> **Given data**
---*---
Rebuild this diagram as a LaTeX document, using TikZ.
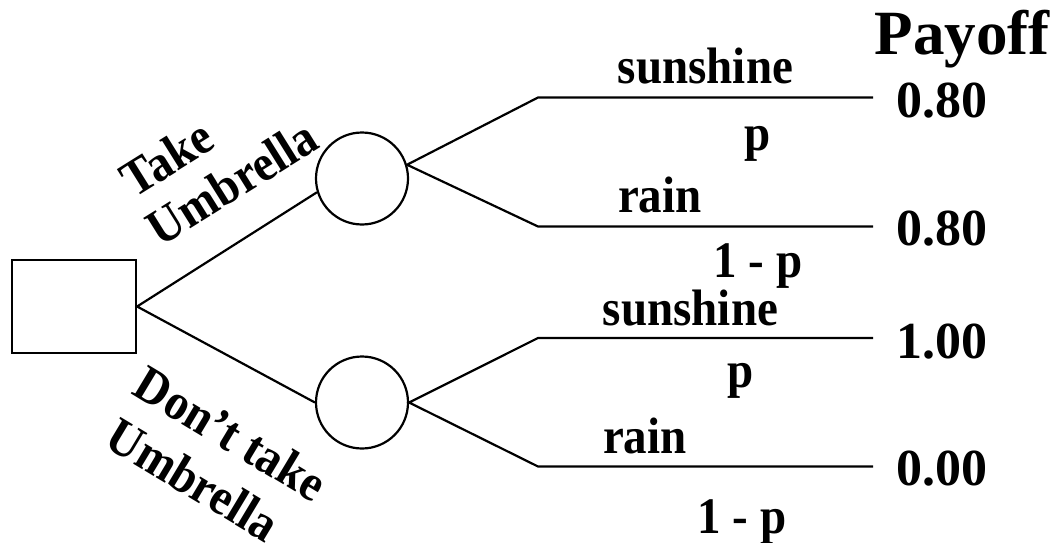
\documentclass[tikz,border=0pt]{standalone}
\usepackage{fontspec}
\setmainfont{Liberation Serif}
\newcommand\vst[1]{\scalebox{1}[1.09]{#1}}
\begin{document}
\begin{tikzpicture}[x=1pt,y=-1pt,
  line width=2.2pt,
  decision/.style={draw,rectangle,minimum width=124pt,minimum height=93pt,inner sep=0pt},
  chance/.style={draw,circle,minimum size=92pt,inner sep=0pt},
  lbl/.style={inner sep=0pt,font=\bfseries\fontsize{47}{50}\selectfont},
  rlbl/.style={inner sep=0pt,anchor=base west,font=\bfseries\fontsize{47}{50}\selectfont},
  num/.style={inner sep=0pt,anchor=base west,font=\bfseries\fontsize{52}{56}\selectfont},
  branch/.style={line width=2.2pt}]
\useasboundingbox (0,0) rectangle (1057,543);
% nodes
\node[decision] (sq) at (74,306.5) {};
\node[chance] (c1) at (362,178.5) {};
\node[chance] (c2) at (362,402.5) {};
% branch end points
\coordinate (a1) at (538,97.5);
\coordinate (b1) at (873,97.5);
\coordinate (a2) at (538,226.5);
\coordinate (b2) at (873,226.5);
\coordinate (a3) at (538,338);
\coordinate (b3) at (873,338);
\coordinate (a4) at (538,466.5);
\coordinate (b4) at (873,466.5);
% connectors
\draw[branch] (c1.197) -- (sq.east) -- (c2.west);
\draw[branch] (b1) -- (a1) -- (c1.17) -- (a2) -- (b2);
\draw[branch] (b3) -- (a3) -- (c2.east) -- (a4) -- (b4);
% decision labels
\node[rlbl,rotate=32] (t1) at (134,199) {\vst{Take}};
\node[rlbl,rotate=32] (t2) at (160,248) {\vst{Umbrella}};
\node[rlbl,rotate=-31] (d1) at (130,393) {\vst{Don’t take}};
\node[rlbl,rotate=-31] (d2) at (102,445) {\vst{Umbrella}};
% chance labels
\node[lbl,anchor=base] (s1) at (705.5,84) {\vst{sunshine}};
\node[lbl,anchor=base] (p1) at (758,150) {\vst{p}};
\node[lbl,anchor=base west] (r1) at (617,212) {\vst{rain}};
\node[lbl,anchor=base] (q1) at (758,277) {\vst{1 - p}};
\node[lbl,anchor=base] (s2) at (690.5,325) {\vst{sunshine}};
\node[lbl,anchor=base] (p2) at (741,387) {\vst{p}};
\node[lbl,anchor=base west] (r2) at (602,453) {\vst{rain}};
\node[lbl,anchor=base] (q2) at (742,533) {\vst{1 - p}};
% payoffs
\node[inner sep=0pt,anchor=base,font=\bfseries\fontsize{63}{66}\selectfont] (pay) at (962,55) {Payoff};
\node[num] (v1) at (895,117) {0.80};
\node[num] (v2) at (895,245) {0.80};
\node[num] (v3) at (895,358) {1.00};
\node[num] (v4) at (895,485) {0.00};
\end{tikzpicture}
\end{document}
---*---
Make an exact copy of the data, leaving its pictures out.

> **Written response**
Rebuild this diagram as a LaTeX document, using TikZ.
\documentclass[tikz,border=0pt]{standalone}
\usepackage{fontspec}
\setmainfont{Liberation Serif}
\newcommand\vst[1]{\scalebox{1}[1.09]{#1}}
\begin{document}
\begin{tikzpicture}[x=1pt,y=-1pt,
  line width=2.2pt,
  decision/.style={draw,rectangle,minimum width=124pt,minimum height=93pt,inner sep=0pt},
  chance/.style={draw,circle,minimum size=92pt,inner sep=0pt},
  lbl/.style={inner sep=0pt,font=\bfseries\fontsize{47}{50}\selectfont},
  rlbl/.style={inner sep=0pt,anchor=base west,font=\bfseries\fontsize{47}{50}\selectfont},
  num/.style={inner sep=0pt,anchor=base west,font=\bfseries\fontsize{52}{56}\selectfont},
  branch/.style={line width=2.2pt}]
\useasboundingbox (0,0) rectangle (1057,543);
% nodes
\node[decision] (sq) at (74,306.5) {};
\node[chance] (c1) at (362,178.5) {};
\node[chance] (c2) at (362,402.5) {};
% branch end points
\coordinate (a1) at (538,97.5);
\coordinate (b1) at (873,97.5);
\coordinate (a2) at (538,226.5);
\coordinate (b2) at (873,226.5);
\coordinate (a3) at (538,338);
\coordinate (b3) at (873,338);
\coordinate (a4) at (538,466.5);
\coordinate (b4) at (873,466.5);
% connectors
\draw[branch] (c1.197) -- (sq.east) -- (c2.west);
\draw[branch] (b1) -- (a1) -- (c1.17) -- (a2) -- (b2);
\draw[branch] (b3) -- (a3) -- (c2.east) -- (a4) -- (b4);
% decision labels
\node[rlbl,rotate=32] (t1) at (134,199) {\vst{Take}};
\node[rlbl,rotate=32] (t2) at (160,248) {\vst{Umbrella}};
\node[rlbl,rotate=-31] (d1) at (130,393) {\vst{Don’t take}};
\node[rlbl,rotate=-31] (d2) at (102,445) {\vst{Umbrella}};
% chance labels
\node[lbl,anchor=base] (s1) at (705.5,84) {\vst{sunshine}};
\node[lbl,anchor=base] (p1) at (758,150) {\vst{p}};
\node[lbl,anchor=base west] (r1) at (617,212) {\vst{rain}};
\node[lbl,anchor=base] (q1) at (758,277) {\vst{1 - p}};
\node[lbl,anchor=base] (s2) at (690.5,325) {\vst{sunshine}};
\node[lbl,anchor=base] (p2) at (741,387) {\vst{p}};
\node[lbl,anchor=base west] (r2) at (602,453) {\vst{rain}};
\node[lbl,anchor=base] (q2) at (742,533) {\vst{1 - p}};
% payoffs
\node[inner sep=0pt,anchor=base,font=\bfseries\fontsize{63}{66}\selectfont] (pay) at (962,55) {Payoff};
\node[num] (v1) at (895,117) {0.80};
\node[num] (v2) at (895,245) {0.80};
\node[num] (v3) at (895,358) {1.00};
\node[num] (v4) at (895,485) {0.00};
\end{tikzpicture}
\end{document}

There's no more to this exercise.